Major Welsh landowner confirms trail hunting will remain banned
Posted 9th August 2022
The League has welcomed confirmation from one of Wales’s biggest landowners that so-called ‘trail’ hunting will remain banned on its land.
Hunting made up a ‘minor’ use of the land, National Resources Wales said, when it first ended the ‘sport’ in November last year.
That decision followed the conviction of Mark Hankinson for using webinars to teach hunters how to use trail hunting and exemptions in the Hunting Act to continue hunting wild mammals. His conviction, however, was overturned on appeal.
Julie James, MS, Minister for Climate Change within the Welsh Government, also told the League: "I have been advised that Natural Resources Wales will not be reviewing the decision to stop permitting trail hunting on the NRW Estate. Consequently, trail hunting will continue to be prohibited on the Welsh Government Woodland Estate which NRW manage on our behalf."
All other landowners that banned trail hunting on their land as a result of the League’s land denial campaigns, plus Hankinson’s original conviction, have also confirmed their decisions will not be reversed.
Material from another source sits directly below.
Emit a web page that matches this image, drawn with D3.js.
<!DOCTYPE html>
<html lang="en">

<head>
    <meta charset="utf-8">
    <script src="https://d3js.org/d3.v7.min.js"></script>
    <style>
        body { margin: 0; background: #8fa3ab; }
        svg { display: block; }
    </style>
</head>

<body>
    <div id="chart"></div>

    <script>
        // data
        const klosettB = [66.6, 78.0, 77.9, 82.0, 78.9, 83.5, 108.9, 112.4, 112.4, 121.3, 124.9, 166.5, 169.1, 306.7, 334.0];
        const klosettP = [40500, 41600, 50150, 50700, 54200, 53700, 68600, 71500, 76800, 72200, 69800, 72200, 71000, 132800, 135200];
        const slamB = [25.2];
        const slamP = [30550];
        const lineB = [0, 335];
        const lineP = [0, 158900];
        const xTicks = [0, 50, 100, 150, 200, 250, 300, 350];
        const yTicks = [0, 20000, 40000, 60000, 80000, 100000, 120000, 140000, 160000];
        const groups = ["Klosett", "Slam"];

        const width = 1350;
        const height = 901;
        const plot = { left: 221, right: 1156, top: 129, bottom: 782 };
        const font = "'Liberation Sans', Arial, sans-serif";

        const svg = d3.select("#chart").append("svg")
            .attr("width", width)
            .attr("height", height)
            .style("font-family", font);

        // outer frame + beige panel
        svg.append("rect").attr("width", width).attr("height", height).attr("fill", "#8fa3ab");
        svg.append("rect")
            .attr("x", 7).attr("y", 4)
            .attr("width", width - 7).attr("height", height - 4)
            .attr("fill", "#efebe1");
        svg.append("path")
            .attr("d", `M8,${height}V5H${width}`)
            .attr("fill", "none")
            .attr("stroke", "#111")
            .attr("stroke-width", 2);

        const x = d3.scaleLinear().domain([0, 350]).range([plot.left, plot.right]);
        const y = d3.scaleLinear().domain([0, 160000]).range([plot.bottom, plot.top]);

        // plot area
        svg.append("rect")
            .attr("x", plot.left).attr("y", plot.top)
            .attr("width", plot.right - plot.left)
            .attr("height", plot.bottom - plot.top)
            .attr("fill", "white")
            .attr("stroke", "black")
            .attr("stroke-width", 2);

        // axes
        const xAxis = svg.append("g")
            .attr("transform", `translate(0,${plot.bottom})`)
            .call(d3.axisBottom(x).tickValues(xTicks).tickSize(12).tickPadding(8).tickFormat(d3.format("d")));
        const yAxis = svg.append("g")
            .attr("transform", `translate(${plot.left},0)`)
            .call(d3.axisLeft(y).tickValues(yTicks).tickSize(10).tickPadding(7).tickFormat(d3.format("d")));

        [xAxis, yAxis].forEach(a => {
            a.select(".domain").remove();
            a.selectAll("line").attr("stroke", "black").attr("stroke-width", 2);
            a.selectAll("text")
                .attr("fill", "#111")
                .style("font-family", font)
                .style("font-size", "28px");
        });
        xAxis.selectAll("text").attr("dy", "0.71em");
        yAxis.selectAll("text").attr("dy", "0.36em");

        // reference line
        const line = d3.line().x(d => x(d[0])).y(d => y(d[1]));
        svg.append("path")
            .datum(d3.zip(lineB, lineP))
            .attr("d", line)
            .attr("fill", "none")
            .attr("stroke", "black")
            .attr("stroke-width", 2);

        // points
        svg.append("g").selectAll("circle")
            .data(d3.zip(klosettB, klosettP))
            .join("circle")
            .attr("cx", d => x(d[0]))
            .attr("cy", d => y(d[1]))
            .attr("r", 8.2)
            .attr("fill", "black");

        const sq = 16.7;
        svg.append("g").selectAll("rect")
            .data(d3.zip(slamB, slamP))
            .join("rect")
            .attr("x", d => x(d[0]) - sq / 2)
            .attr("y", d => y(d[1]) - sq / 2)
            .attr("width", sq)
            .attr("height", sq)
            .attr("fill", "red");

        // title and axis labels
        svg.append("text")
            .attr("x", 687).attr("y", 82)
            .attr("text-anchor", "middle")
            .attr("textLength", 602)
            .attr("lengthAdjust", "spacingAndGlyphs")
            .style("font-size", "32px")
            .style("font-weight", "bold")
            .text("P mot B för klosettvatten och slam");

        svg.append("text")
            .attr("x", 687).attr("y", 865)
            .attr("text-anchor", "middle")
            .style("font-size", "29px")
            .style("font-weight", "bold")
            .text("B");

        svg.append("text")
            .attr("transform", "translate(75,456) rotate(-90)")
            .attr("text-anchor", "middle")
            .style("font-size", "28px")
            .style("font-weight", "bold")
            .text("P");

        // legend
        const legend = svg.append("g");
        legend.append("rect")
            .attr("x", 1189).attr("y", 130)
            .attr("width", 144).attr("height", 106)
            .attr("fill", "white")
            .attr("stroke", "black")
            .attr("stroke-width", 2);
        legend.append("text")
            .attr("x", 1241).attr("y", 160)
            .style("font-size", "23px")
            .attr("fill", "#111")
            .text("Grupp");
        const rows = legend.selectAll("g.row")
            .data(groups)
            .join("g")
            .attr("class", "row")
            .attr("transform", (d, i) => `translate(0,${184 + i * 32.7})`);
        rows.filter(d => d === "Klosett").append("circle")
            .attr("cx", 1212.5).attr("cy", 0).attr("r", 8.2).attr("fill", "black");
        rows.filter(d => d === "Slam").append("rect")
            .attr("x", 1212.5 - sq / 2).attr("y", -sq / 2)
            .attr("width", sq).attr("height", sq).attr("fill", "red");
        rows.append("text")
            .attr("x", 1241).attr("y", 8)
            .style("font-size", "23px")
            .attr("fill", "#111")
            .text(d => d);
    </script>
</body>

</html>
Chris Luffingham, director of external affairs at the League, said: “Denying hunts access to land ensures that no wild animals can be killed ‘accidentally’, as the hunts claim, or due to loopholes in the law. We welcome the confirmation from NRW and now urge other landowners like the Forestry Commission and Ministry of Defence to end hunting on public land. It’s time for change: to get a real ban on hunting with dogs.”